Tuesday 26 March 2019

Hadoop Interview Questions with Solutions

A start to professional side. Find the interview questions for Hadoop professionals along with the answers. Any suggestions or remarks, use the comment section. 


Difficult Level: Easy

Question 1:

What is the command to find the blocks for a file?

Answer:
$hadoop fsck -files -blocks -racks


Difficult Level: Medium

Question 2:

Can you join datasets in Spark? If so, how will you join datasets?

Answer:

Datasets can be joined using Join Operators in Spark along with an optional join condition.
          
The operators in Spark are
● crossJoin
● join
● joinWith

Here both crossJoin and join operators return type is DataFrame, whereas the return type of joinWith operator is Dataset.

To  join the given datasets SQL mode can also be used.

val sparksession: SparkSession =.....
sparksession.sql(“select * from table1, table2 where table1.uid=table2.uid”)

Here the user can use a Join Condition like aka join expression or where or filter operators.
t1.join(t2, $”t1Key”==$”t1Key”)
The user can also mention the specific join type of the join operators using the joinType parameter, which is optional
Difficult Level: Hard
Question 3.
Can you explain the procedure for performing  incremental import from MYSQL to HDFS in Sqoop.
Answer:
Incremental import in Sqoop can be achieved in two types : append and lastmodified.
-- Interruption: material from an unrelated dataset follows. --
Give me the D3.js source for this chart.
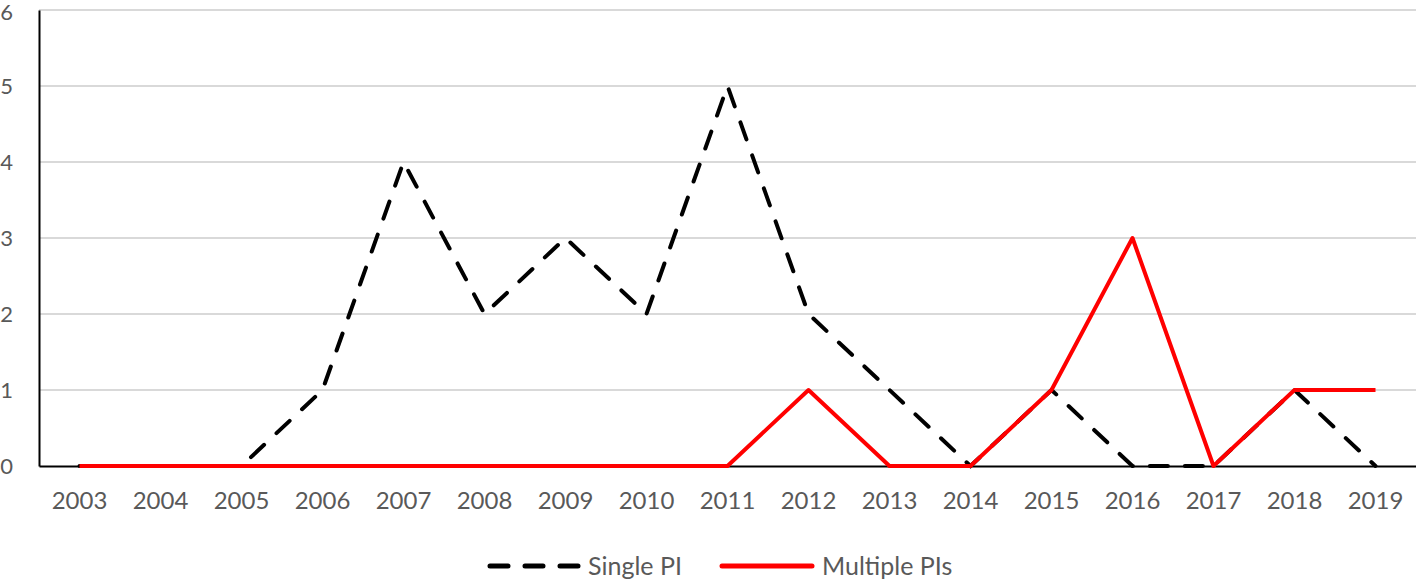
<!DOCTYPE html>
<html>
<head>
<meta charset="utf-8">
<script src="https://cdn.jsdelivr.net/npm/d3@7"></script>
<style>
  body { margin: 0; background: #fff; }
  text { font-family: Lato, "Open Sans", sans-serif; fill: #595959; }
</style>
</head>
<body>
<svg id="viz"></svg>
<script>
// data
const years = ['2003','2004','2005','2006','2007','2008','2009','2010','2011','2012','2013','2014','2015','2016','2017','2018','2019'];
const singlePI = [0, 0, 0, 1, 4, 2, 3, 2, 5, 2, 1, 0, 1, 0, 0, 1, 0];
const multiplePIs = [0, 0, 0, 0, 0, 0, 0, 0, 0, 1, 0, 0, 1, 3, 0, 1, 1];
const yTicks = [0, 1, 2, 3, 4, 5, 6];

var width = 1416, height = 580;
var margin = { top: 10, right: 0, bottom: 114, left: 39 };
var drawWidth = width - margin.left - margin.right;
var drawHeight = height - margin.top - margin.bottom;

var svg = d3.select('#viz').attr('width', width).attr('height', height);
var g = svg.append('g').attr('transform', `translate(${margin.left},${margin.top})`);

var xScale = d3.scaleBand().domain(years).range([0, drawWidth]);
var yScale = d3.scaleLinear().domain([0, 6]).range([drawHeight, 0]);

// gridlines
g.selectAll('.grid').data(yTicks.filter(d => d > 0)).enter()
  .append('line')
  .attr('x1', 0).attr('x2', drawWidth)
  .attr('y1', d => yScale(d)).attr('y2', d => yScale(d))
  .attr('stroke', '#d9d9d9').attr('stroke-width', 2);

// y axis
var yAxis = d3.axisLeft(yScale).tickValues(yTicks).tickFormat(d3.format('d')).tickSize(0).tickPadding(26);
var yG = g.append('g').call(yAxis);
yG.select('.domain').attr('stroke', '#000').attr('stroke-width', 2);
yG.selectAll('text').style('font-size', '22px').style('fill', '#595959').style('font-family', 'Lato, sans-serif')
  .attr('dy', d => d === 6 ? '0.42em' : '0.32em');

// x axis
var xAxis = d3.axisBottom(xScale).tickSize(0).tickPadding(26);
var xG = g.append('g').attr('transform', `translate(0,${drawHeight})`).call(xAxis);
xG.select('.domain').attr('stroke', '#000').attr('stroke-width', 2);
xG.selectAll('text').style('font-size', '24px').style('fill', '#595959').style('font-family', 'Lato, sans-serif');

var cx = d => xScale(d) + xScale.bandwidth() / 2;

var line = d3.line()
  .x(d => cx(d.year))
  .y(d => yScale(d.v));

var series = [
  { name: 'Single PI', values: singlePI, color: '#000', dash: '18 17' },
  { name: 'Multiple PIs', values: multiplePIs, color: '#ff0000', dash: null }
];

// black dashes underneath, red solid on top
g.append('path')
  .datum(years.map((y, i) => ({ year: y, v: singlePI[i] })))
  .attr('d', line)
  .attr('fill', 'none').attr('stroke', '#000').attr('stroke-width', 4)
  .attr('stroke-dasharray', '18 17').attr('stroke-linecap', 'round');

g.append('path')
  .datum(years.map((y, i) => ({ year: y, v: multiplePIs[i] })))
  .attr('d', line)
  .attr('fill', 'none').attr('stroke', '#ff0000').attr('stroke-width', 4)
  .attr('stroke-linejoin', 'round');

// legend
var legend = svg.append('g').attr('transform', 'translate(490,566)');
var items = [
  { x: 0, len: 88, s: series[0] },
  { x: 232, len: 90, s: series[1] }
];
items.forEach(it => {
  legend.append('line')
    .attr('x1', it.x).attr('x2', it.x + it.len)
    .attr('y1', 0).attr('y2', 0)
    .attr('stroke', it.s.color).attr('stroke-width', 5)
    .attr('stroke-linecap', 'round')
    .attr('stroke-dasharray', it.s.dash);
  legend.append('text')
    .attr('x', it.x + it.len + 10).attr('y', 0)
    .attr('dy', '0.35em')
    .style('font-size', '25px')
    .text(it.s.name);
});
</script>
</body>
</html>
The user also need to mention the mode as append while importing the table, where the rows are added continuously along with the incrementing the id values of the rows. Here the user need to mention the  row id with -check_column. Sqoop can import the rows when the check-column  value is more than the specified -last-value.
The lastmodified mode in Sqoop is used as a table update method, this is used when source table rows needs an update. Rows hold the more recent timestamp than the specified imported -lastvalue.
After the incremental import, the -lastvalue for the upcoming import will be printed on the screen. While the user runs a successive import, the user need to mention the -lastvalue, so that it ensures that only new added data or recently updated data is imported. This automatically handled by creating a saved job for incremental import approach, which is the well-known method for performing the periodical incremental import to HDFS from MySQL.
Procedure to perform incremental import from MySQL to HDFS.
1. Start MySQL
sudo  service mysql start
            mysql -u root -p cloudera

2. List database that is existing
show databases;
            Create new database
             Create database data1;
use data1;
     3.  Create and  Insert the values in the table.
     4.  Fetch the data that is present in the MySQL table, while Sqoop is up and running.
          Sqoop import -connect jdbc:mysql://localhost/data1 -username root -password cloudera -table acad -m1 -target-dir/sqoopout
This command retrieves the data.
    5.  To check whether the data is stored in HDFS.
Hadoop dfs -ls /sqoopout/
         To check the content inside the file
hadoop dfs -cat/sqoopout/part-0000
       This command helps to verifies the data has moved to HDFS from MySQL. Now moving on, to check how this can be achieved for increasing or more number od rows.
   6. Insert  new values into the MySql/exam table. Here are on the commands retrieves the new values that are inserted.
   7. Syntax for incremental option in Sqoop import command.
-incremental<mode>
            -check-column<column_name>
           - last-value<last check column value>
  8.  Check the values in the HDFS file.
By following the above procedure we can import the data to HDFS from MySQL every time for any number of rows.